Isaiah 65:17-25 Commentary

I love how the Lectionary brings the church year to a close.  Next Sunday, of course, is the celebration of the reign of Christ the King.  This Sunday we get a dramatic vision of the completion of the work of the King with this prophecy from Isaiah 65.

It’s a welcome relief from our long sad journey through Jeremiah’s gloomy prophecies about the end of Jerusalem and Judah.  In recent Sundays, we’ve heard more upbeat prophecies of the time after Exile and in the more distant future, when God will pour out the Spirit on all flesh (Joel 2) and “the desire of all nations” will come to redeem his people from the frustration and unfruitfulness of life (Haggai 1 and 2).

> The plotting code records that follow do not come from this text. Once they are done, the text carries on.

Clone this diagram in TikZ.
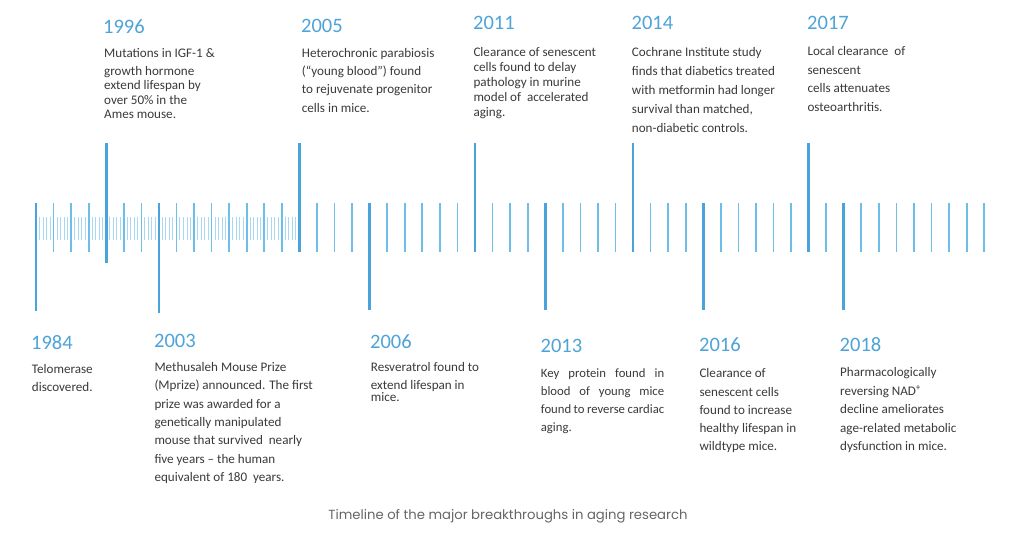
\documentclass[tikz,border=0pt]{standalone}
\usepackage{fontspec}
\setmainfont{Carlito}
\newfontfamily\capfont{Poppins}
\definecolor{yearblue}{HTML}{4EA3D8}
\definecolor{bodygray}{HTML}{3A3A3A}
\definecolor{capgray}{HTML}{666666}
\definecolor{smalltick}{HTML}{A9D8F2}
\definecolor{midtick}{HTML}{6DBEE9}
\definecolor{majtick}{HTML}{4AA3DA}
\tikzset{
  year/.style={font=\fontsize{20.5}{24}\selectfont, text=yearblue, anchor=base west, inner sep=0pt},
  body/.style={font=\fontsize{13.1}{#1}\selectfont, text=bodygray, anchor=base west, inner sep=0pt, align=left},
  smallt/.style={draw=smalltick, line width=1pt},
  midt/.style={draw=midtick, line width=1.7pt},
  majt/.style={draw=majtick, line width=2.6pt},
}
\begin{document}
\begin{tikzpicture}[x=1pt,y=-1pt]
\useasboundingbox[fill=white] (0,0) rectangle (1024,537);
% small ticks
\foreach \k in {1,...,74}{
  \pgfmathtruncatemacro{\r}{mod(\k,5)}
  \ifnum\r>0
    \draw[smallt] ({36+3.512*\k},216.7) -- ({36+3.512*\k},240);
  \fi
}
% medium ticks
\foreach \i in {0,...,54}{
  \draw[midt] ({36+17.56*\i},203.3) -- ({36+17.56*\i},251.7);
}
% major ticks up
\foreach \i/\b in {4/263, 15/251.7, 25/251.7, 34/251.7, 44/251.7}{
  \draw[majt] ({36+17.56*\i},143) -- ({36+17.56*\i},\b);
}
% major ticks down
\foreach \i/\b in {0/311, 7/313, 19/310, 29/310, 38/310, 46/310}{
  \draw[majt] ({36+17.56*\i},203) -- ({36+17.56*\i},\b);
}
% top row (body nodes anchored at the baseline of their last line)
\node[year] (y1996) at (103,33.4) {1996};
\node[body=14.5] (t1996) at (104,119) {Mutations in IGF-1 \&\\[3.9pt]growth hormone\\extend lifespan by\\over 50\% in the\\Ames mouse.};
\node[year] (y2005) at (301,32.7) {2005};
\node[body=18.3] (t2005) at (301.7,112.3) {Heterochronic parabiosis\\(“young blood”) found\\to rejuvenate progenitor\\cells in mice.};
\node[year] (y2011) at (473,29.4) {2011};
\node[body=15] (t2011) at (473.3,116.7) {Clearance of senescent\\cells found to delay\\pathology in murine\\model of \ accelerated\\aging.};
\node[year] (y2014) at (631.5,29.4) {2014};
\node[body=18.9] (t2014) at (631.7,132.3) {Cochrane Institute study\\finds that diabetics treated\\with metformin had longer\\survival than matched,\\non-diabetic controls.};
\node[year] (y2017) at (807,29.4) {2017};
\node[body=18.5] (t2017) at (807.3,111.3) {Local clearance \ of\\senescent\\cells attenuates\\osteoarthritis.};
% bottom row
\node[year] (y1984) at (31,349.4) {1984};
\node[body=18] (t1984) at (31.7,391.3) {Telomerase\\discovered.};
\node[year] (y2003) at (154,347.4) {2003};
\node[body=18.4] (t2003) at (154.3,481.7) {Methusaleh Mouse Prize\\(Mprize) announced. The first\\prize was awarded for a\\genetically manipulated\\mouse that survived \ nearly\\five years – the human\\equivalent of 180 \ years.};
\node[year] (y2006) at (370,348.4) {2006};
\node[body=17.7] (t2006) at (370.7,401.7) {Resveratrol found to\\extend lifespan in\\[-5pt]mice.};
\node[year] (y2013) at (540.5,352.7) {2013};
\node[body=18.1, font=\fontsize{12.7}{18.1}\selectfont] (t2013) at (540.7,431.7) {\makebox[123.3pt][s]{Key protein found in}\\\makebox[123.3pt][s]{blood of young mice}\\\makebox[123.3pt][s]{found to reverse cardiac}\\aging.};
\node[year] (y2016) at (699,351.7) {2016};
\node[body=18.2] (t2016) at (699.3,450.7) {Clearance of\\senescent cells\\found to increase\\healthy lifespan in\\wildtype mice.};
\node[year] (y2018) at (839.5,351) {2018};
\node[body=18.5] (t2018) at (840,450.7) {Pharmacologically\\reversing NAD\textsuperscript{+}\\decline ameliorates\\age-related metabolic\\dysfunction in mice.};
% caption
\node[font=\capfont\fontsize{13.2}{16}\selectfont, text=capgray, anchor=base, inner sep=0pt] (cap) at (508,519.5) {Timeline of the major breakthroughs in aging research};
\end{tikzpicture}
\end{document}
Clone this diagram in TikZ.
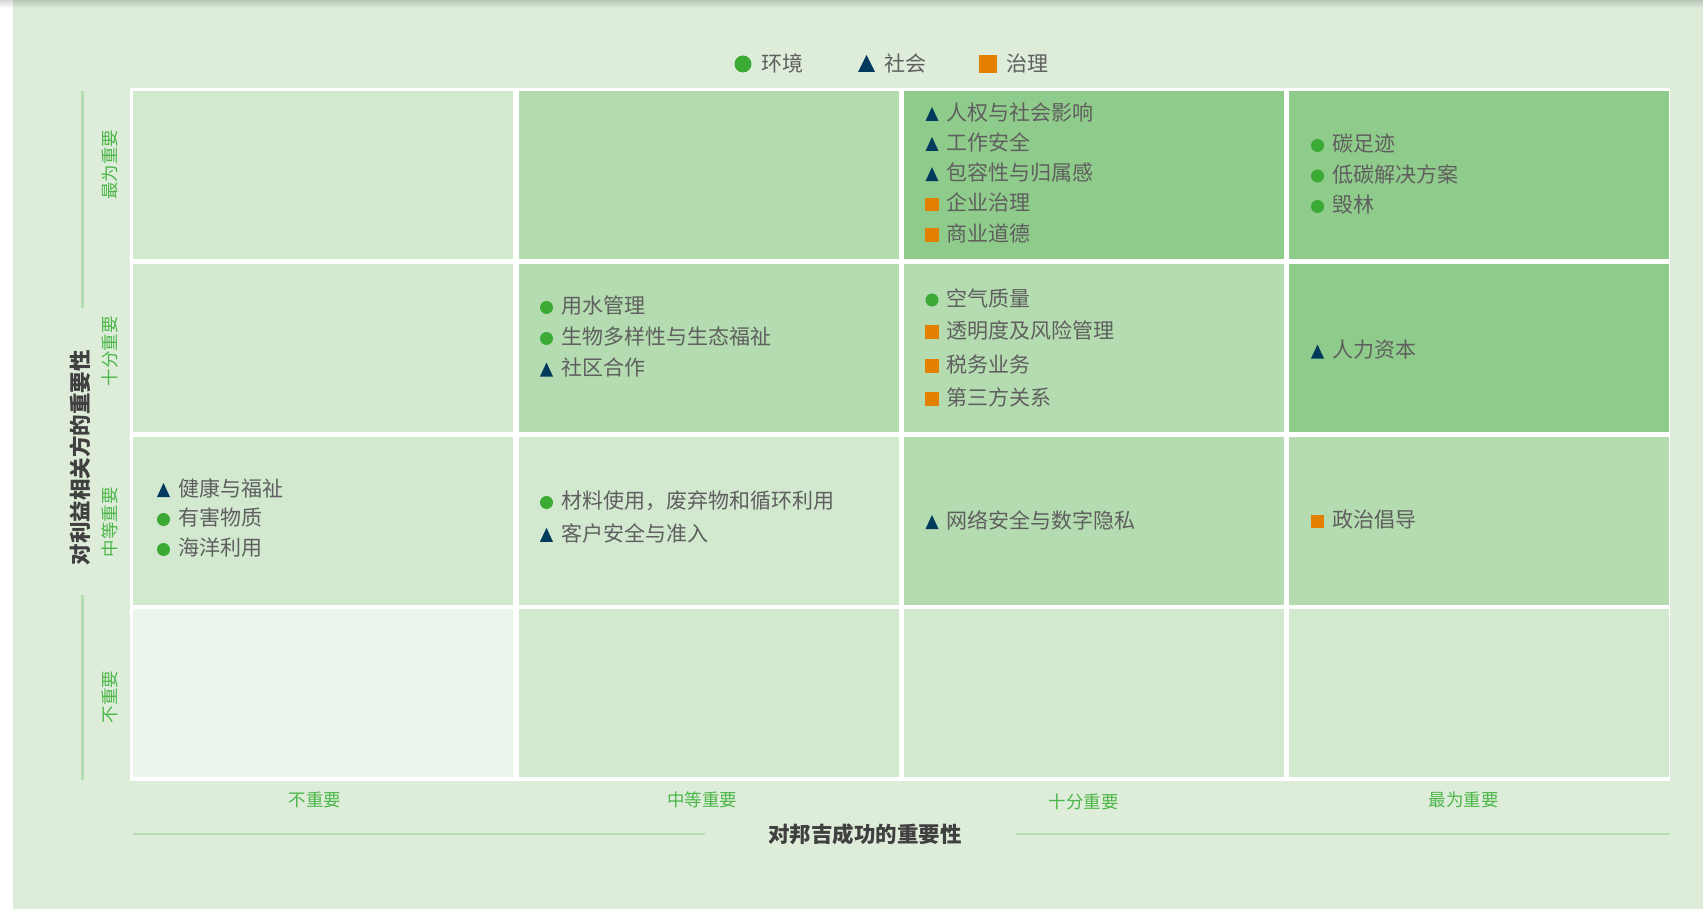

Here we come full circle from the fall of creation in Genesis to its recreation, from Paradise Lost to Paradise Regained, from Shalom shattered to Shalom restored.  Putting Isaiah 65 in that redemptive historical framework will save us from the interpretive issues that arise if we take all of Isaiah 65 literally (for example, does verse 20 mean that there will still be death in the new heaven and earth?).  This is a poetic, theological portrayal of how completely God will restore the earth to its pristine peace, using imagery drawn from the Genesis account of creation and from the ordinary lives of God’s people in a fallen creation.

I won’t say more than that, except to refer you to the piece I wrote on Easter Sunday earlier this year (see Sermon Commentary for April 15, 2019).  Easter was the inauguration of the new heaven and new earth, which will be completed at the return of the Risen Christ at the last day (cf. Revelation 21-22).